If you have, or have ever been a party to either of these scenarios yourself, you may have questioned whether such an arrangement is actually possible and whether it can be sustained over time.

How you come out on this question likely depends on whether you make a distinction between friends who were once lovers and friends who were historically “just friends.”

I have always found post breakup friendships interesting. As a school age child I remember my parents going out socially with two men my father had met and become friends with in college and their current spouses. One night while my parents had these two couples back to our house after an evening out, I overheard my parents say that the wife of one of the men had formally been the live in girlfriend of the other man before they each became married to their respective spouses.

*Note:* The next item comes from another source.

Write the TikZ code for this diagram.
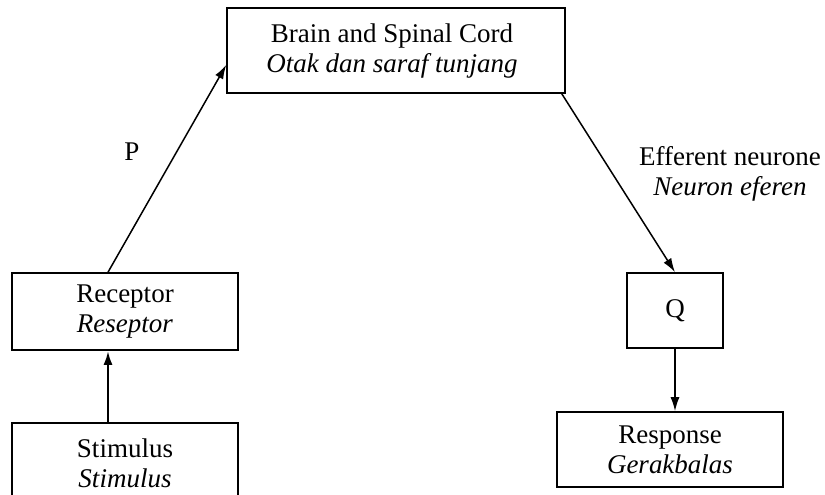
\documentclass[tikz,border=0pt]{standalone}
\usepackage{fontspec}
\setmainfont{Liberation Serif}
\usetikzlibrary{arrows.meta}
\begin{document}
\begin{tikzpicture}[x=1pt,y=1pt,
  box/.style={draw, line width=1.6pt, inner sep=0pt, align=center, font=\fontsize{27}{30}\selectfont},
  lbl/.style={align=center, font=\fontsize{27}{30}\selectfont, inner sep=0pt},
  arr/.style={-{Latex[length=14pt,width=9pt]}, line width=1.5pt}]
\useasboundingbox (0,0) rectangle (825,-495);
\clip (0,0) rectangle (825,-495);
\node[box, minimum width=338pt, minimum height=85pt] (brain) at (396,-50.5) {};
\node[lbl] (braintext) at (392,-51) {Brain and Spinal Cord\\\textit{Otak dan saraf tunjang}};
\node[box, minimum width=226pt, minimum height=77pt] (receptor) at (125,-311.5) {Receptor\\\textit{Reseptor}};
\node[box, minimum width=226pt, minimum height=80pt, anchor=north] (stimulus) at (125,-422) {Stimulus\\\textit{Stimulus}};
\node[box, minimum width=96pt, minimum height=75pt] (Q) at (675,-310.5) {Q};
\node[box, minimum width=226pt, minimum height=75pt] (response) at (670,-449.5) {Response\\\textit{Gerakbalas}};
\node[lbl] (P) at (132,-152) {P};
\node[lbl] (eff) at (730,-174) {Efferent neurone\\\textit{Neuron eferen}};
\draw[arr] ([xshift=-17pt]receptor.north) -- ([yshift=-14.5pt]brain.west);
\draw[arr, line width=2.5pt] ([xshift=-17pt]stimulus.north) -- ([xshift=-17pt]receptor.south);
\draw[arr] ([xshift=-4pt]brain.south east) -- (Q.north);
\draw[arr] (Q.south) -- (Q.south |- response.north);
\end{tikzpicture}
\end{document}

Even as a kid I found this arrangement incredibly intriguing, and I questioned my parents at the time whether the current spouse of the woman who once lived with her husband’s friend cared that his wife was his friend’s former girlfriend. My parents, at the time, shrugged off my question with a quick and easy no, and left the subject at that.

Perhaps it was a function of my impressionable age that I received no further explanation, but the image of these two couples casually laughing and joking with one another in my circa 1970s family room as though “nothing had happened” stayed with me.

Reared by parents in, as I would like to describe, a more sexually repressive home where conversations about sex were relatively infrequent, and when they did occur were accompanied by admonishments to not cross certain lines with a boy (which I eventually did) because if that happened there would be no going back and, not surprisingly, to remain celibate until marriage (which I did not).

Sex, as it were, became for me equated with a prized gift, one not to be given away to just anyone. And I gave that gift to only one before I married him. Though I recognize the value in sexual relationships outside of monogamy, and have had those experiences post-divorce, such arrangements have always been a source of conflict for me and, as such, I shy away from causal relationships to this day.

But where there once existed an exclusive relationship followed by its dissolution, and the prospect of a friendship afterward, I question whether or not old habits die hard and whether or not, much like someone battling alcoholism or substance abuse, we can easily slip and fall back into a situation that may be either unhealthy for our emotional well-being and a potential compromise of the values we espouse.

Sexual intimacy engenders a familiarity like no other, especially when it occurs in the context of a relationship in which two people genuinely like each other and share interests apart from sex. But where there was once sexual chemistry and a relationship that failed for reasons having nothing to do with sex, I argue that the potential for such intimacy to occur again always remains a possibility. After all, if the chemistry once existed for sexual intimacy to occur in the first place, what is to stop it from overtaking a newer, non-sexual relationship should the stars one day realign?

Yes, sex with the ex is a tempting prospect. It can be amazing while in the midst of it. But when the relationship that used to feed that intimacy is no longer present in its afterglow, the confusion and emptiness that potentially follows can feel overwhelming.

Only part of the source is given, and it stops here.